Madison, Wisconsin's Union Theater will play host on November 19 to "Comics Come Home," a fundraiser for a charity named after late former "SNL" cast member Chris Farley. Another ex-"SNLer," Jim Breuer, will be on hand with Tom Arnold and Bob Saget to raise money for The Chris Farley Foundation, a charity dedicated to drug and alcohol abuse awareness.


HBO Renews Miller

HBO has once again renewed the successful comedy program, "Dennis Miller Live," hosted of course by "SNL's" former "Weekend Update" anchor Dennis Miller. The 26 episode seventh season begins in January.

In the meantime, Miller is preparing his one-hour special to ring in the Y2K: "Dennis Miller: The Millennium Special -- 1000 Years, 100 Laughs, 10 Really Good Ones," which will air on December 4.

Miller's fifth special for HBO will be divided into seven sections, including a recap of humor in the first 900 years of the millennium. The other segments will scrutinize the eras of 1900-29, 1930-45, 1946-63, 1964-79 and 1980-2000.


Stiller to Tie the Knot

Former "SNL" featured player Ben Stiller, who starred in the 1998 box office hit "There's Something About Mary," popped the question to actress Christine Taylor last weekend.

Taylor, 28, is best known for playing Marcia Brady in 1995's "The Brady Bunch Movie" and its 1996 sequel, "A Very Brady Sequel." Recently, she costarred in the Adam Sandler-Drew Barrymore comedy, "The Wedding Singer."
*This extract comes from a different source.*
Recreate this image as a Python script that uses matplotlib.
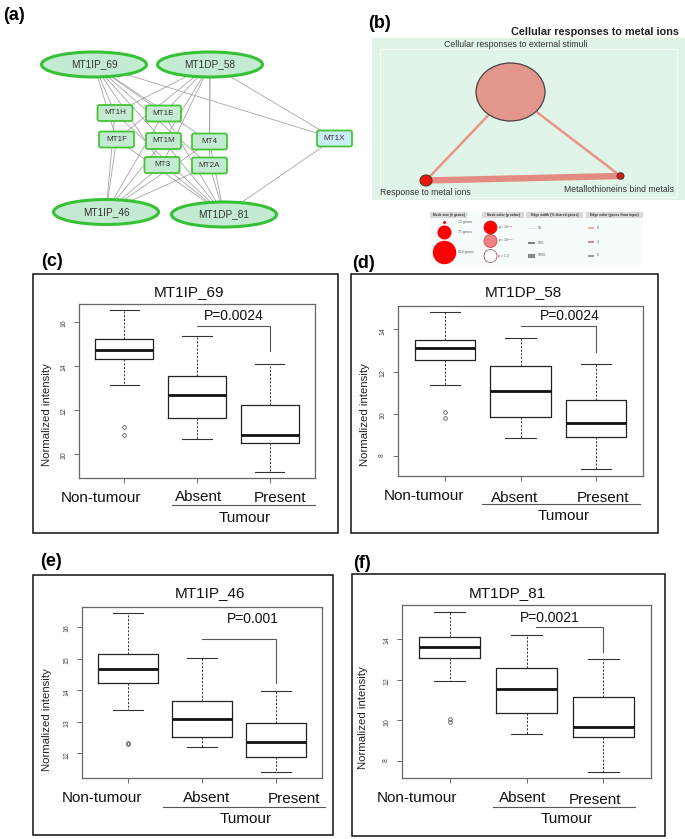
import matplotlib
matplotlib.use("Agg")
import matplotlib.pyplot as plt
from matplotlib.patches import Ellipse, FancyBboxPatch, Rectangle

plt.rcParams['font.family'] = ['Liberation Sans', 'DejaVu Sans']

# ---- data: expression boxplots (c)-(f) ----
groups = ['Non-tumour', 'Absent', 'Present']
probes = ['MT1IP_69', 'MT1DP_58', 'MT1IP_46', 'MT1DP_81']
p_labels = ['P=0.0024', 'P=0.0024', 'P=0.001', 'P=0.0021']

upper_whisker = [[16.55, 15.38, 14.10], [14.81, 13.60, 12.34], [16.44, 15.03, 13.99], [15.34, 14.20, 13.02]]
upper_quartile = [[15.23, 13.56, 12.24], [13.49, 12.27, 10.64], [15.15, 13.67, 12.95], [14.08, 12.59, 11.16]]
medians = [[14.73, 12.68, 10.86], [13.13, 11.07, 9.54], [14.67, 13.08, 12.36], [13.62, 11.54, 9.69]]
lower_quartile = [[14.30, 11.62, 10.49], [12.54, 9.85, 8.90], [14.22, 12.53, 11.87], [13.08, 10.34, 9.16]]
lower_whisker = [[13.14, 10.68, 9.17], [11.36, 8.83, 7.35], [13.37, 12.21, 11.42], [11.95, 9.33, 7.44]]
outliers_nontumour = [[11.23, 10.86], [10.06, 9.78], [12.34, 12.29], [10.07, 9.90]]
bracket_top = [15.80, 14.16, 15.63, 14.57]
bracket_drop = [14.70, 12.94, 14.24, 13.38]
y_ticks = [[10, 12, 14, 16], [8, 10, 12, 14], [12, 13, 14, 15, 16], [8, 10, 12, 14]]

# ---- data: network (a) ----
probe_nodes = ['MT1IP_69', 'MT1DP_58', 'MT1IP_46', 'MT1DP_81']
gene_nodes = ['MT1H', 'MT1E', 'MT1F', 'MT1M', 'MT4', 'MT3', 'MT2A', 'MT1X']
links = {
    'MT1IP_69': ['MT1H', 'MT1E', 'MT1F', 'MT1M', 'MT4', 'MT3', 'MT2A', 'MT1X'],
    'MT1DP_58': ['MT1H', 'MT1E', 'MT1F', 'MT1M', 'MT4', 'MT3', 'MT2A', 'MT1X'],
    'MT1IP_46': ['MT1H', 'MT1E', 'MT1F', 'MT1M', 'MT4', 'MT3', 'MT2A'],
    'MT1DP_81': ['MT1H', 'MT1E', 'MT1F', 'MT1M', 'MT4', 'MT3', 'MT2A', 'MT1X'],
}

# ---- data: pathway map (b) ----
pathway_title = 'Cellular responses to metal ions'
pathways = ['Cellular responses to external stimuli', 'Response to metal ions', 'Metallothioneins bind metals']
size_legend = ['12 genes', '75 genes', '414 genes']
color_legend = ['p = 10$^{-27}$', 'p = 10$^{-13}$', 'p = 1.0']
width_legend = ['1%', '50%', '100%']
edge_color_legend = ['8', '4', '0']

# ---- layout (pixels, top-left origin) ----
W, H = 685, 839
fig = plt.figure(figsize=(W / 100, H / 100), dpi=100)


def px_axes(x0, y0, x1, y1):
    return fig.add_axes([x0 / W, 1 - y1 / H, (x1 - x0) / W, (y1 - y0) / H])


node_xy = {
    'MT1IP_69': (94, 64.5), 'MT1DP_58': (210, 64.5), 'MT1IP_46': (106, 212), 'MT1DP_81': (224, 214.5),
    'MT1H': (115, 113), 'MT1E': (163.5, 113.5), 'MT1F': (116.5, 139.5), 'MT1M': (163.5, 141),
    'MT4': (209.5, 141.5), 'MT3': (162, 165), 'MT2A': (209.5, 165.5), 'MT1X': (334.5, 138.5),
}

box_layout = [
    dict(tag='(c)', tag_xy=(52, 262), frame=(33, 274, 338, 533), plot=(79, 304, 315, 478),
         ylim=(8.91, 16.82), title_xy=(189, 296), p_xy=(234, 320), ylab_xy=(47, 415),
         cat_x=(101, 199, 280), cat_y=(502, 501, 502), rule=(172, 315, 505), tum_xy=(245, 522), br_x0=2.0),
    dict(tag='(d)', tag_xy=(364, 264), frame=(351, 274, 658, 533), plot=(398, 306, 643, 476),
         ylim=(7.04, 15.11), title_xy=(523, 296), p_xy=(570, 320), ylab_xy=(365, 415),
         cat_x=(424, 515, 603), cat_y=(500, 502, 502), rule=(482, 640, 504), tum_xy=(564, 520), br_x0=2.0),
    dict(tag='(e)', tag_xy=(51, 561), frame=(33, 575, 333, 835), plot=(82, 607, 322, 778),
         ylim=(11.22, 16.64), title_xy=(210, 597), p_xy=(253, 623), ylab_xy=(47, 720),
         cat_x=(102, 207, 294), cat_y=(802, 802, 803), rule=(163, 325, 807), tum_xy=(246, 823), br_x0=2.0),
    dict(tag='(f)', tag_xy=(362, 564), frame=(352, 574, 665, 836), plot=(402, 605, 651, 778),
         ylim=(7.16, 15.67), title_xy=(507, 597), p_xy=(550, 622), ylab_xy=(363, 718),
         cat_x=(417, 523, 595), cat_y=(802, 802, 804), rule=(493, 635, 807), tum_xy=(567, 823), br_x0=2.12),
]

# ---- boxplots ----
for i, lay in enumerate(box_layout):
    ax = px_axes(*lay['plot'])
    stats = []
    for g in range(3):
        stats.append(dict(med=medians[i][g], q1=lower_quartile[i][g], q3=upper_quartile[i][g],
                          whislo=lower_whisker[i][g], whishi=upper_whisker[i][g],
                          fliers=outliers_nontumour[i] if g == 0 else []))
    ax.bxp(stats, positions=[1, 2, 3], widths=0.8, capwidths=0.4,
           boxprops=dict(color='#222222', lw=0.9),
           medianprops=dict(color='#111111', lw=2.0, solid_capstyle='butt'),
           whiskerprops=dict(color='#333333', lw=0.7, ls=(0, (2.2, 1.6))),
           capprops=dict(color='#333333', lw=0.8),
           flierprops=dict(marker='o', mfc='none', mec='#555555', ms=2.6, mew=0.6))
    ax.plot([lay['br_x0'], 3, 3], [bracket_top[i], bracket_top[i], bracket_drop[i]], color='#555555', lw=0.8)
    ax.set_xlim(0.38, 3.62)
    ax.set_ylim(*lay['ylim'])
    ax.set_xticks([1, 2, 3])
    ax.set_xticklabels([])
    ax.set_yticks(y_ticks[i])
    ax.tick_params(axis='both', length=3.5, width=0.6, color='#555555')
    ax.tick_params(axis='y', labelrotation=90, labelsize=5, labelcolor='#444444', pad=5)
    for s in ax.spines.values():
        s.set_color('#666666')
        s.set_linewidth(0.9)

# ---- overlay for annotations, network and pathway map ----
ov = fig.add_axes([0, 0, 1, 1], zorder=10)
ov.set_xlim(0, W)
ov.set_ylim(H, 0)
ov.axis('off')

for i, lay in enumerate(box_layout):
    x0, y0, x1, y1 = lay['frame']
    ov.add_patch(Rectangle((x0, y0), x1 - x0, y1 - y0, fc='none', ec='#111111', lw=1.1))
    ov.text(*lay['tag_xy'], lay['tag'], fontsize=13, fontweight='bold', ha='center', va='center')
    ov.text(*lay['title_xy'], probes[i], fontsize=11, ha='center', va='baseline', color='#111111')
    ov.text(*lay['p_xy'], p_labels[i], fontsize=10, ha='center', va='baseline', color='#111111')
    ov.text(*lay['ylab_xy'], 'Normalized intensity', fontsize=8.2, rotation=90, ha='center', va='center',
            color='#222222')
    for g in range(3):
        ov.text(lay['cat_x'][g], lay['cat_y'][g], groups[g], fontsize=11, ha='center', va='baseline',
                color='#111111')
    rx0, rx1, ry = lay['rule']
    ov.plot([rx0, rx1], [ry, ry], color='#555555', lw=0.8)
    ov.text(*lay['tum_xy'], 'Tumour', fontsize=11, ha='center', va='baseline', color='#111111')

# (a) network
ov.text(14, 15, '(a)', fontsize=13, fontweight='bold', ha='center', va='center')
narrow = ['Liberation Sans Narrow', 'Liberation Sans', 'DejaVu Sans']
for p, genes in links.items():
    for g in genes:
        (xa, ya), (xb, yb) = node_xy[p], node_xy[g]
        ov.plot([xa, xb], [ya, yb], color='#a6a6a6', lw=0.6, zorder=1)
for p in probe_nodes:
    cx, cy = node_xy[p]
    ov.add_patch(Ellipse((cx, cy), 105, 25, fc='#c4ebd2', ec='#36c136', lw=2.2, zorder=2))
    ov.text(cx, cy, p, fontsize=7.2, family=narrow, ha='center', va='center', color='#333333', zorder=3)
for g in gene_nodes:
    cx, cy = node_xy[g]
    fc = '#c9eef8' if g == 'MT1X' else '#c4ebd2'
    ov.add_patch(FancyBboxPatch((cx - 17.5, cy - 8), 35, 16, boxstyle='round,pad=0,rounding_size=2',
                                fc=fc, ec='#46c437', lw=1.3, zorder=2))
    ov.text(cx, cy, g, fontsize=5.8, family=narrow, ha='center', va='center', color='#333333', zorder=3)

# (b) pathway map
ov.text(380, 23, '(b)', fontsize=13, fontweight='bold', ha='center', va='center')
ov.text(679, 35, pathway_title, fontsize=7.8, fontweight='bold', ha='right', va='baseline', color='#222222')
ov.add_patch(Rectangle((372, 38), 313, 162, fc='#e1f4e8', ec='none', zorder=0))
ov.add_patch(Rectangle((380, 49), 297, 148, fc='none', ec='#f6fcf8', lw=0.8, zorder=0))
big, left, right = (510.5, 92), (426, 180.5), (620.5, 176)
ov.plot([left[0], big[0]], [left[1], big[1]], color='#e8958c', lw=1.8, zorder=1)
ov.plot([right[0], big[0]], [right[1], big[1]], color='#e8958c', lw=1.8, zorder=1)
ov.plot([left[0], right[0]], [left[1], right[1]], color='#e48b81', lw=4.6, solid_capstyle='butt', zorder=1)
ov.add_patch(Ellipse(big, 69, 58, fc='#e3978c', ec='#444444', lw=0.9, zorder=2))
ov.add_patch(Ellipse(left, 12, 11, fc='#e8160f', ec='#553322', lw=0.8, zorder=2))
ov.add_patch(Ellipse(right, 7, 6.5, fc='#dd1a12', ec='#333333', lw=0.7, zorder=2))
ov.text(516, 47, pathways[0], fontsize=6.3, ha='center', va='baseline', color='#333333')
ov.text(425, 195, pathways[1], fontsize=6.2, ha='center', va='baseline', color='#333333')
ov.text(619, 192, pathways[2], fontsize=6.2, ha='center', va='baseline', color='#333333')

# (b) legend
ov.add_patch(Rectangle((430, 211), 213, 54, fc='#f6fbfc', ec='none', zorder=0))
headers = ['Node size (# genes)', 'Node color (p value)', 'Edge width (% shared genes)', 'Edge color (genes from input)']
for (hx0, hx1), txt in zip([(430, 467), (482, 524), (526, 583), (586, 643)], headers):
    ov.add_patch(Rectangle((hx0, 212), hx1 - hx0, 5.5, fc='#d9d9d9', ec='none', zorder=1))
    ov.text((hx0 + hx1) / 2, 214.8, txt, fontsize=2.4, fontweight='bold', ha='center', va='center',
            color='#333333', zorder=2)
for (cy, w), txt in zip([(222.5, 3), (232.5, 14), (252.5, 23.4)], size_legend):
    ov.add_patch(Ellipse((444.5, cy), w, w, fc='#ff0000', ec='none', zorder=2))
    ov.text(458, cy, txt, fontsize=2.4, ha='left', va='center', color='#555555')
for cy, fc, ec, txt in zip([227.5, 241, 256], ['#ff0000', '#f28282', '#ffffff'],
                           ['#cc2222', '#c05050', '#a06060'], color_legend):
    ov.add_patch(Ellipse((490.5, cy), 13, 13, fc=fc, ec=ec, lw=0.6, zorder=2))
    ov.text(498, cy, txt, fontsize=2.4, ha='left', va='center', color='#555555')
for cy, lw, c, txt in zip([228, 242.5, 255.5], [0.5, 1.2, 3.0], ['#dddddd', '#666666', '#888888'], width_legend):
    ov.plot([528, 535], [cy, cy], color=c, lw=lw, solid_capstyle='butt')
    ov.text(538, cy, txt, fontsize=2.4, ha='left', va='center', color='#555555')
for cy, c, txt in zip([228, 242, 255.5], ['#ff9a9a', '#c87575', '#888888'], edge_color_legend):
    ov.plot([588, 594], [cy, cy], color=c, lw=1.2, solid_capstyle='butt')
    ov.text(597, cy, txt, fontsize=2.4, ha='left', va='center', color='#555555')

fig.savefig('out.png', dpi=100, facecolor='white')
Stiller, 34, and Taylor began dating in April after meeting on the set of "Heat, Vision and Jack," a TV pilot Stiller is developing for FOX. According to the "New York Daily News," Stiller sealed the marriage deal with a roomful of roses and candles


Downey Jr. Pleas Rejected

Robert Downey Jr.'s pleas for a lighter sentence and release from a prison drug treatment center were rejected last month.

Judge Lawrence A. Mira called the former "SNL" cast member manipulative and said he had already given him several chances to rehabilitate himself.

Downey, 34, was sentenced in August to three years in prison for violating probation from a 1996 drug conviction. He admitted during a hearing that he had missed scheduled drug tests.


Morris Says Think Positive

Garrett Morris, one of "SNL's" original Not Ready For Primetime Players from 1975-80, says he found success in show business by imagining where he wanted to be in life.

The "Associated Press" reports that Morris told Dillard University students last month they should spend 20 minutes each day picturing themselves with perfect, 4.0 grade-point averages. But he said they'll also need a passionate drive to succeed.

"Imagery is no excuse for not working," said Morris, a New Orleans native and 1958 Dillard graduate. Morris accepted one of the school's "Excellence and Heritage" awards.


R.I.P. Special Effects Director McCarthy & Hairstylist Shihar

Bob McCarthy, 66, a longtime special effects director in all entertainment fields, died October 31 of respiratory failure at his home in Northridge. A native of New York City and veteran of the Korean War, McCarthy enjoyed a prolific career, creating special effects for Broadway, TV, film, and rock concerts. His television credits include "Saturday Night Live," "Twin Peaks," and "Touched by an Angel."

Cristofer Shihar, 48, a film, TV, and legit hairstylist who worked on a number of movies and TV series this decade, died October 19 of non-Hodgkin's lymphoma at the UCLA Medical Center. He had worked on "SNL," "Melrose Place," and "Lois & Clark: the New Adventures of Superman."


Mad at 'Mad' Parody

The closest thing "SNL" has to competition, FOX's "Mad TV," is taking a little heat for a parody of "Politically Incorrect" on an episode last month that has struck some viewers as insensitive. According to the "New York Post," the National Down Syndrome Society, and several other organizations, received complaints about the "P.I." sketch that featured Michael McDonald portraying former "Life Goes On" star Chris Burke. In the parody, Burke sits on the mock version of Mahr's panel with Bill Clinton, as played by Will Sasso, and tells the portly president: "Of course it was perjury, Mr. President! Even I know that and I'm retarded!"

A spokeswoman for the National Down Syndrome Society has requested that the network air public-service announcements about Down syndrome featuring the real Chris Burke, the paper reports.